On Sunday astronaut Tim Peake ran a marathon in space. Now he is being tasked with driving a rover on Earth from space to potentially aid future exploration on Mars.

AP Photo/Lefteris Pitarakis/File
The 'Mars Yard Test Area', a testing ground where robotic vehicles of the European Space Agency’s ExoMars program, are tested in England in March 2014. An airbus rover will be controlled and tested by astronaut Tim Peake from orbit above Earth this week.

The International Space Station (ISS) astronauts may soon have a new duty – driving rovers on distant planets.

Tim Peake, the popular European Space Agency (ESA) astronaut who ran a marathon in space earlier this week, will have to steady himself in a seat aboard the ISS as he pilots a rover on Earth on Friday. The driving is part of a project simulation program, called Meteron, in which a Mars rover will be driven around a faux-Mars landscape in England.

The end goal, however, will be for an astronaut orbiting outside a distant world to help direct a rover in dangerous maneuvers.

"Space is such a harsh place for humans and machines that future exploration of our Solar System will most likely involve sending robotic explorers to 'test the waters' on uncharted planets before sending humans," the ESA says on a Meteron website. The project is developing hardware, communication networks, and robot interfaces to make that a reality. 

An earlier task for the Meteron project had astronaut Andreas Mogensen remotely operating a robot on Earth to put a round peg into a round hole.

Peake's mission will be complicated by cosmic logistics. Using two laptops on the ISS, he will have to learn how to operate the rover for the first time by driving around a gentle area in the simulated Mars environment, called the Mars Yard, in Stevenage, England. After he has a handle on the controls, he will have 90 minutes to enter a dark Mars-like cave to perform some tasks – the details of which he won't learn until just before the mission starts. Nor will he know much about the controls before the task begins. 
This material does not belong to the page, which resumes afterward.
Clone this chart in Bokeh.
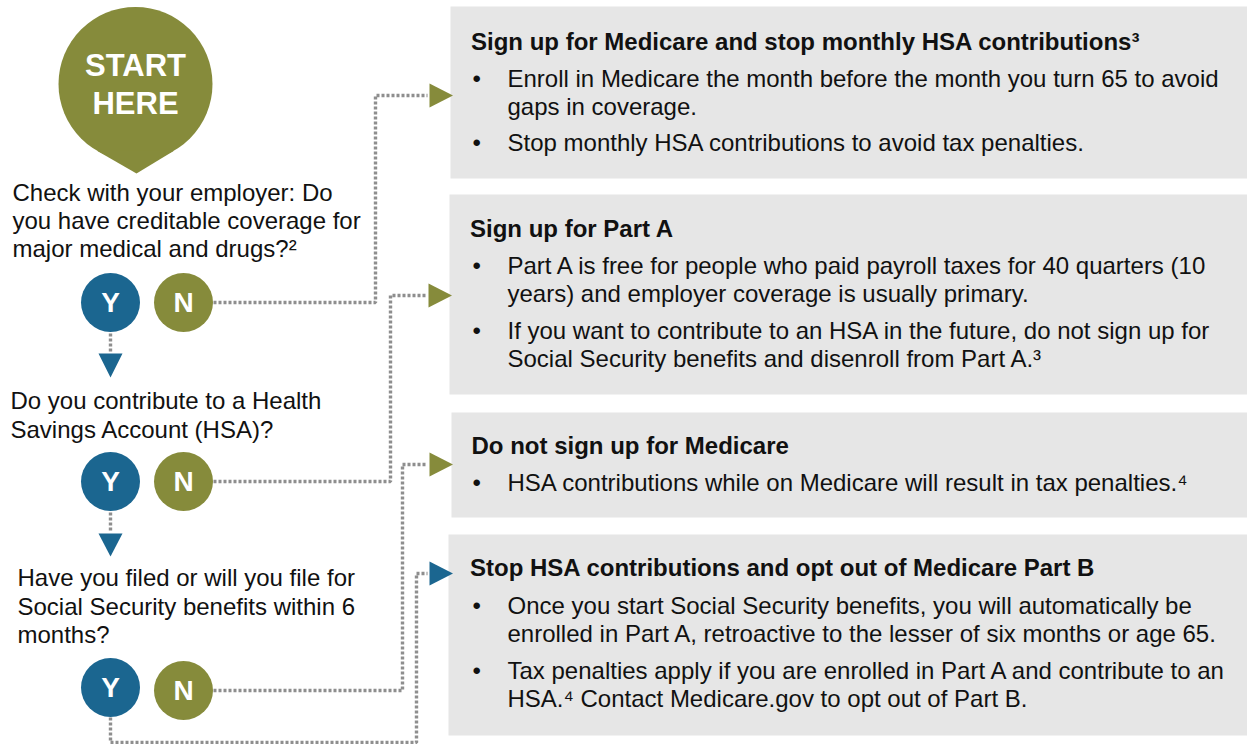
from bokeh.plotting import figure
from bokeh.models import Range1d
from bokeh.core.properties import value
from bokeh.embed import file_html
from bokeh.resources import INLINE

# ---------------- content ----------------
start_label = ["START", "HERE"]
questions = [
    ["Check with your employer: Do", "you have creditable coverage for", "major medical and drugs?\u00b2"],
    ["Do you contribute to a Health", "Savings Account (HSA)?"],
    ["Have you filed or will you file for", "Social Security benefits within 6", "months?"],
]
answer_yes = "Y"
answer_no = "N"
box_titles = [
    "Sign up for Medicare and stop monthly HSA contributions\u00b3",
    "Sign up for Part A",
    "Do not sign up for Medicare",
    "Stop HSA contributions and opt out of Medicare Part B",
]
box_bullets = [
    [["Enroll in Medicare the month before the month you turn 65 to avoid", "gaps in coverage."],
     ["Stop monthly HSA contributions to avoid tax penalties."]],
    [["Part A is free for people who paid payroll taxes for 40 quarters (10", "years) and employer coverage is usually primary."],
     ["If you want to contribute to an HSA in the future, do not sign up for", "Social Security benefits and disenroll from Part A.\u00b3"]],
    [["HSA contributions while on Medicare will result in tax penalties.\u2074"]],
    [["Once you start Social Security benefits, you will automatically be", "enrolled in Part A, retroactive to the lesser of six months or age 65."],
     ["Tax penalties apply if you are enrolled in Part A and contribute to an", "HSA.\u2074 Contact Medicare.gov to opt out of Part B."]],
]

# ---------------- layout (window pixel space, 1:1) ----------------
FIG_W, FIG_H = 1247, 744

OLIVE = "#868b3b"
BLUE = "#1b6690"
GRAY_BOX = "#e6e6e6"
DOT = "#8e8e8e"
INK = "#111111"
FONT = value("Liberation Sans")
CAP_MID = 0.358  # visual centre of capitals above the baseline, in em

start_center = (135, 83.5)
start_r = 77
start_tip = (136, 173)
start_baselines = [76, 114.5]

q_x = [12, 10, 17]
q_baselines = [[201, 229, 257], [409, 438], [586, 615, 643]]

yes_xy = [(110, 302), (110, 481), (110, 687)]
no_xy = [(183, 302), (183, 481), (183, 690)]
yn_r = 29.5

box_left = [450, 449, 451, 448]
box_top = [6, 194, 412, 534]
box_bottom = [178, 394, 517, 735]
box_right = 1247
title_x = [470.5, 469.5, 471, 469.5]
title_base = [49.5, 236.7, 453.3, 576]
line_base = [[[86.5, 114.5], [150.5]],
             [[273.3, 301.7], [338.3, 366.7]],
             [[490.7]],
             [[613.5, 642], [678.5, 707]]]
bullet_x = 472
body_x = 507

# connectors (dotted) and arrow heads
down_lines = [((110, 333), (110, 353)), ((110, 512), (110, 532))]
down_heads = [(110, 353, 377), (110, 533, 556)]
connectors = [
    [(213, 302), (375, 302), (375, 95), (427, 95)],
    [(213, 481), (390, 481), (390, 295), (426, 295)],
    [(213, 690), (402, 690), (402, 464), (427, 464)],
    [(110, 717), (110, 742), (416, 742), (416, 573), (427, 573)],
]
right_heads = [(429, 95, OLIVE), (428, 295, OLIVE), (429, 464, OLIVE), (429, 573, BLUE)]
head_len, head_half = 23.5, 12

# ---------------- figure ----------------
p = figure(width=FIG_W, height=FIG_H,
           x_range=Range1d(0, FIG_W), y_range=Range1d(FIG_H, 0),
           output_backend="svg", toolbar_location=None, x_axis_type=None, y_axis_type=None,
           min_border=0, min_border_left=0, min_border_right=0, min_border_top=0, min_border_bottom=0)
p.outline_line_color = None
p.grid.visible = False
p.background_fill_color = "white"
p.border_fill_color = "white"


def ytext(baseline, size):
    # text glyphs are placed by their visual centre
    return baseline - CAP_MID * size


# boxes
p.quad(left=box_left, right=[box_right] * 4, top=box_top, bottom=box_bottom,
       fill_color=GRAY_BOX, line_color=None)

# dotted connectors
xs = [[pt[0] for pt in c] for c in connectors] + [[a[0], b[0]] for a, b in down_lines]
ys = [[pt[1] for pt in c] for c in connectors] + [[a[1], b[1]] for a, b in down_lines]
p.multi_line(xs=xs, ys=ys, line_color=DOT, line_width=3.4, line_dash="3 2", line_cap="butt")

# arrow heads
hx, hy, hc = [], [], []
for x0, yc, col in right_heads:
    hx.append([x0, x0, x0 + head_len]); hy.append([yc - head_half, yc + head_half, yc]); hc.append(col)
for xc, y0, y1 in down_heads:
    hx.append([xc - head_half, xc + head_half, xc]); hy.append([y0, y0, y1]); hc.append(BLUE)
p.patches(xs=hx, ys=hy, fill_color=hc, line_color=None)

# start balloon
cx, cy = start_center
p.circle(x=[cx], y=[cy], radius=start_r, fill_color=OLIVE, line_color=None)
p.patches(xs=[[cx - 38.5, cx + 38.5, start_tip[0]]], ys=[[cy + 66.7, cy + 66.7, start_tip[1]]],
          fill_color=OLIVE, line_color=None)
p.text(x=[cx, cx], y=[ytext(b, 31) for b in start_baselines], text=start_label, text_font=FONT,
       text_font_style="bold", text_font_size="31px", text_color="white", text_align="center",
       text_baseline="alphabetic")

# Y / N circles
p.circle(x=[a[0] for a in yes_xy], y=[a[1] for a in yes_xy], radius=yn_r, fill_color=BLUE, line_color=None)
p.circle(x=[a[0] for a in no_xy], y=[a[1] for a in no_xy], radius=yn_r, fill_color=OLIVE, line_color=None)
p.text(x=[a[0] for a in yes_xy] + [a[0] for a in no_xy],
       y=[a[1] for a in yes_xy] + [a[1] for a in no_xy],
       text=[answer_yes] * 3 + [answer_no] * 3, text_font=FONT, text_font_style="bold",
       text_font_size="28px", text_color="white", text_align="center", text_baseline="alphabetic")

# question text
qx, qy, qt = [], [], []
for i, lines in enumerate(questions):
    for j, line in enumerate(lines):
        qx.append(q_x[i]); qy.append(ytext(q_baselines[i][j], 24)); qt.append(line)
p.text(x=qx, y=qy, text=qt, text_font=FONT, text_font_size="24px", text_color=INK,
       text_align="left", text_baseline="alphabetic")

# box titles
p.text(x=title_x, y=[ytext(b, 24) for b in title_base], text=box_titles, text_font=FONT,
       text_font_style="bold", text_font_size="24px", text_color=INK, text_align="left",
       text_baseline="alphabetic")

# box bullets
bx, by, bt, dx, dy = [], [], [], [], []
for i, bullets in enumerate(box_bullets):
    for j, lines in enumerate(bullets):
        dx.append(bullet_x); dy.append(ytext(line_base[i][j][0], 24))
        for k, line in enumerate(lines):
            bx.append(body_x); by.append(ytext(line_base[i][j][k], 24)); bt.append(line)
p.text(x=dx, y=dy, text=["\u2022"] * len(dx), text_font=FONT, text_font_size="24px", text_color=INK,
       text_align="left", text_baseline="alphabetic")
p.text(x=bx, y=by, text=bt, text_font=FONT, text_font_size="24px", text_color=INK,
       text_align="left", text_baseline="alphabetic")

open("out.html", "w").write(file_html(p, INLINE))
"The whole idea of the simulations is to see if the operational products we make are clear enough for someone who is driving the rover for the first time," writes flight operator Koen Struyven in a blog post for the ESA.  

But even with a clear conceptual understanding of the controls and missions, obstacles remain. 

Beaming commands from the ISS to the rover on Earth will require many intermediaries. The rover will be situated in England, the network connectivity management will be performed at the ESA space operations center in Germany, and the ISS operations will be monitored by B.USOC in Belgium, according to the ESA.

In all, the distance and intermediaries means every command could be delayed by several seconds.

And going into a dark cave with a rover is a high-stakes maneuver, as BBC science correspondent Jonathan Amos explains:

Going into a cave would be extremely risky. The lack of light would make it harder for the sensors on the autonomous navigation system to discern hazards. And with no sunlight falling on the robot's solar panels, the amount of energy available to operate in the cave might very quickly become an issue.

But for Peake, it's possible the entire simulation will be just another unorthodox day in space. Earlier this week Peake set the world record for fastest marathon in orbit, completing the London Marathon in 3 hours, 35 minutes, and 21 seconds on a treadmill aboard the ISS. And earlier this month, he used a robotic arm on the ISS to grab a cargo ship.